• **The task**
Transcribe everything in the data word for word. Pictures are left out.

• **Source material**
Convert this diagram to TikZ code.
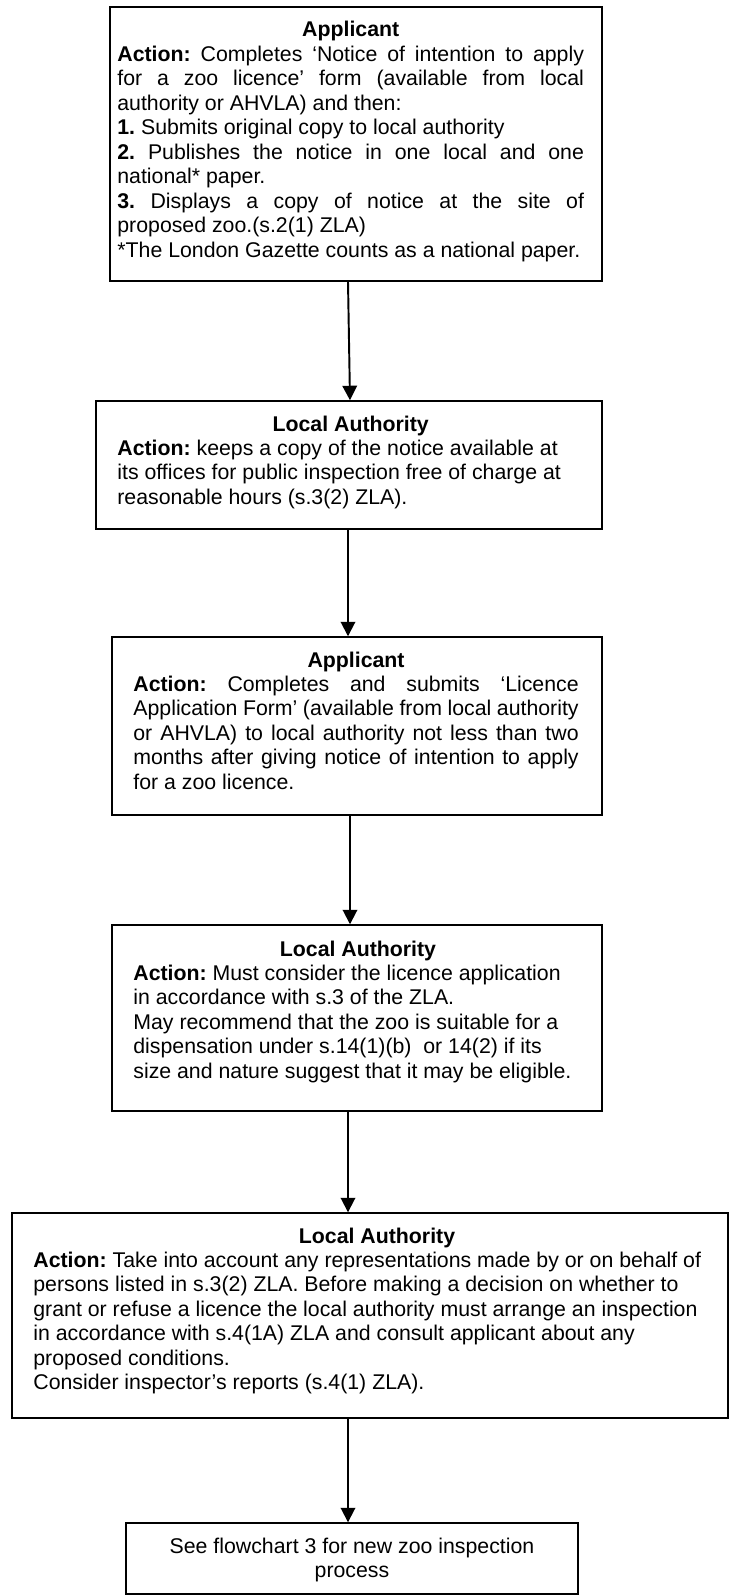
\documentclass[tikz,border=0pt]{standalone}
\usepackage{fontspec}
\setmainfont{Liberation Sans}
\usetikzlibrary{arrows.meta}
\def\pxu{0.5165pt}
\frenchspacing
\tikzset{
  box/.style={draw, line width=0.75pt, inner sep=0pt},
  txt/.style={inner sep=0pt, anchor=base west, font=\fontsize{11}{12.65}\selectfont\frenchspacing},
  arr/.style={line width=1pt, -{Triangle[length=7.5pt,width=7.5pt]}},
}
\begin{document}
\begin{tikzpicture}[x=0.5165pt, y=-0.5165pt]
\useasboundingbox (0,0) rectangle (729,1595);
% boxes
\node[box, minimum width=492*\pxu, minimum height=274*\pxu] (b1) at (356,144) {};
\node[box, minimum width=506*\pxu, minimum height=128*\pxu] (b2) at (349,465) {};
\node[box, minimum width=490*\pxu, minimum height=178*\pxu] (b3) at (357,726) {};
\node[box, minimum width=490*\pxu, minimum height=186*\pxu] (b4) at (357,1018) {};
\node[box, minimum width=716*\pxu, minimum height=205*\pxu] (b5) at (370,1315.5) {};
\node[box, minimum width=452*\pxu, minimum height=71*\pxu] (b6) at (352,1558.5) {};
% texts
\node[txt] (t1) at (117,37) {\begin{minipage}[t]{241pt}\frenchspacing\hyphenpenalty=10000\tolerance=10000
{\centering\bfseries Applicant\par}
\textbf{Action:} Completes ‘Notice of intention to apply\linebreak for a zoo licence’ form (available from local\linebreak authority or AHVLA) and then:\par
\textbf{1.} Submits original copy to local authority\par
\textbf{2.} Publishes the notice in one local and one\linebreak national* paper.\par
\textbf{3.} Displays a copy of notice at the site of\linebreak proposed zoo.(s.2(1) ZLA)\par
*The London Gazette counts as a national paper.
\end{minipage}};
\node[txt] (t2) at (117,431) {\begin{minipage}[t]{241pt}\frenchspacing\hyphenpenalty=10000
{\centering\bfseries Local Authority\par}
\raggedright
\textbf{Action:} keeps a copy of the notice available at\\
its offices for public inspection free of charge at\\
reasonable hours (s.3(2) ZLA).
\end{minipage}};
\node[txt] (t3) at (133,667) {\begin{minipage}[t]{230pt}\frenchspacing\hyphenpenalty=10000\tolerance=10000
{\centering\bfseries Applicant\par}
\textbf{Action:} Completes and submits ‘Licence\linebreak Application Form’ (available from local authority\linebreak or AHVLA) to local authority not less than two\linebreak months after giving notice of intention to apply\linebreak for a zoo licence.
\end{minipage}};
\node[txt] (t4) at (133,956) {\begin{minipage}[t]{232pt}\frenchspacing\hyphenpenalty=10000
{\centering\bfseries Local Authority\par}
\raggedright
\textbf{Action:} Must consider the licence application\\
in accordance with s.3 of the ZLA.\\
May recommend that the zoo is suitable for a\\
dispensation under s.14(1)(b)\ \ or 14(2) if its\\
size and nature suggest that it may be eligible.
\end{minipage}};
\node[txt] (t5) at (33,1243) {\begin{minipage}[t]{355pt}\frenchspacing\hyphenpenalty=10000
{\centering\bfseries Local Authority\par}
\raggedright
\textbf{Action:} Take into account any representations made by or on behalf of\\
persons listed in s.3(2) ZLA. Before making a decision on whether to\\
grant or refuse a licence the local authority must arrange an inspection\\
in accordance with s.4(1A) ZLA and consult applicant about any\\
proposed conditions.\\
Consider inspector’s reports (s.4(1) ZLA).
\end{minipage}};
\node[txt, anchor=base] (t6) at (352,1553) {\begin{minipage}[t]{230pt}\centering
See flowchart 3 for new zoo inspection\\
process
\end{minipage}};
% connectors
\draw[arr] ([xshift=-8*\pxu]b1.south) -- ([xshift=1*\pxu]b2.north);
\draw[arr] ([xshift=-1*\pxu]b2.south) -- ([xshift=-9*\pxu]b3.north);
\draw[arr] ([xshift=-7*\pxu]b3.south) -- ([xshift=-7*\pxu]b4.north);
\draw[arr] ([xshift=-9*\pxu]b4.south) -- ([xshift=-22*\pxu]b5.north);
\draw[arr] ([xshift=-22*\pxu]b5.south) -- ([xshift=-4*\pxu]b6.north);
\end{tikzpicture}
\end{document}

• **Right answer**
Convert this diagram to TikZ code.
\documentclass[tikz,border=0pt]{standalone}
\usepackage{fontspec}
\setmainfont{Liberation Sans}
\usetikzlibrary{arrows.meta}
\def\pxu{0.5165pt}
\frenchspacing
\tikzset{
  box/.style={draw, line width=0.75pt, inner sep=0pt},
  txt/.style={inner sep=0pt, anchor=base west, font=\fontsize{11}{12.65}\selectfont\frenchspacing},
  arr/.style={line width=1pt, -{Triangle[length=7.5pt,width=7.5pt]}},
}
\begin{document}
\begin{tikzpicture}[x=0.5165pt, y=-0.5165pt]
\useasboundingbox (0,0) rectangle (729,1595);
% boxes
\node[box, minimum width=492*\pxu, minimum height=274*\pxu] (b1) at (356,144) {};
\node[box, minimum width=506*\pxu, minimum height=128*\pxu] (b2) at (349,465) {};
\node[box, minimum width=490*\pxu, minimum height=178*\pxu] (b3) at (357,726) {};
\node[box, minimum width=490*\pxu, minimum height=186*\pxu] (b4) at (357,1018) {};
\node[box, minimum width=716*\pxu, minimum height=205*\pxu] (b5) at (370,1315.5) {};
\node[box, minimum width=452*\pxu, minimum height=71*\pxu] (b6) at (352,1558.5) {};
% texts
\node[txt] (t1) at (117,37) {\begin{minipage}[t]{241pt}\frenchspacing\hyphenpenalty=10000\tolerance=10000
{\centering\bfseries Applicant\par}
\textbf{Action:} Completes ‘Notice of intention to apply\linebreak for a zoo licence’ form (available from local\linebreak authority or AHVLA) and then:\par
\textbf{1.} Submits original copy to local authority\par
\textbf{2.} Publishes the notice in one local and one\linebreak national* paper.\par
\textbf{3.} Displays a copy of notice at the site of\linebreak proposed zoo.(s.2(1) ZLA)\par
*The London Gazette counts as a national paper.
\end{minipage}};
\node[txt] (t2) at (117,431) {\begin{minipage}[t]{241pt}\frenchspacing\hyphenpenalty=10000
{\centering\bfseries Local Authority\par}
\raggedright
\textbf{Action:} keeps a copy of the notice available at\\
its offices for public inspection free of charge at\\
reasonable hours (s.3(2) ZLA).
\end{minipage}};
\node[txt] (t3) at (133,667) {\begin{minipage}[t]{230pt}\frenchspacing\hyphenpenalty=10000\tolerance=10000
{\centering\bfseries Applicant\par}
\textbf{Action:} Completes and submits ‘Licence\linebreak Application Form’ (available from local authority\linebreak or AHVLA) to local authority not less than two\linebreak months after giving notice of intention to apply\linebreak for a zoo licence.
\end{minipage}};
\node[txt] (t4) at (133,956) {\begin{minipage}[t]{232pt}\frenchspacing\hyphenpenalty=10000
{\centering\bfseries Local Authority\par}
\raggedright
\textbf{Action:} Must consider the licence application\\
in accordance with s.3 of the ZLA.\\
May recommend that the zoo is suitable for a\\
dispensation under s.14(1)(b)\ \ or 14(2) if its\\
size and nature suggest that it may be eligible.
\end{minipage}};
\node[txt] (t5) at (33,1243) {\begin{minipage}[t]{355pt}\frenchspacing\hyphenpenalty=10000
{\centering\bfseries Local Authority\par}
\raggedright
\textbf{Action:} Take into account any representations made by or on behalf of\\
persons listed in s.3(2) ZLA. Before making a decision on whether to\\
grant or refuse a licence the local authority must arrange an inspection\\
in accordance with s.4(1A) ZLA and consult applicant about any\\
proposed conditions.\\
Consider inspector’s reports (s.4(1) ZLA).
\end{minipage}};
\node[txt, anchor=base] (t6) at (352,1553) {\begin{minipage}[t]{230pt}\centering
See flowchart 3 for new zoo inspection\\
process
\end{minipage}};
% connectors
\draw[arr] ([xshift=-8*\pxu]b1.south) -- ([xshift=1*\pxu]b2.north);
\draw[arr] ([xshift=-1*\pxu]b2.south) -- ([xshift=-9*\pxu]b3.north);
\draw[arr] ([xshift=-7*\pxu]b3.south) -- ([xshift=-7*\pxu]b4.north);
\draw[arr] ([xshift=-9*\pxu]b4.south) -- ([xshift=-22*\pxu]b5.north);
\draw[arr] ([xshift=-22*\pxu]b5.south) -- ([xshift=-4*\pxu]b6.north);
\end{tikzpicture}
\end{document}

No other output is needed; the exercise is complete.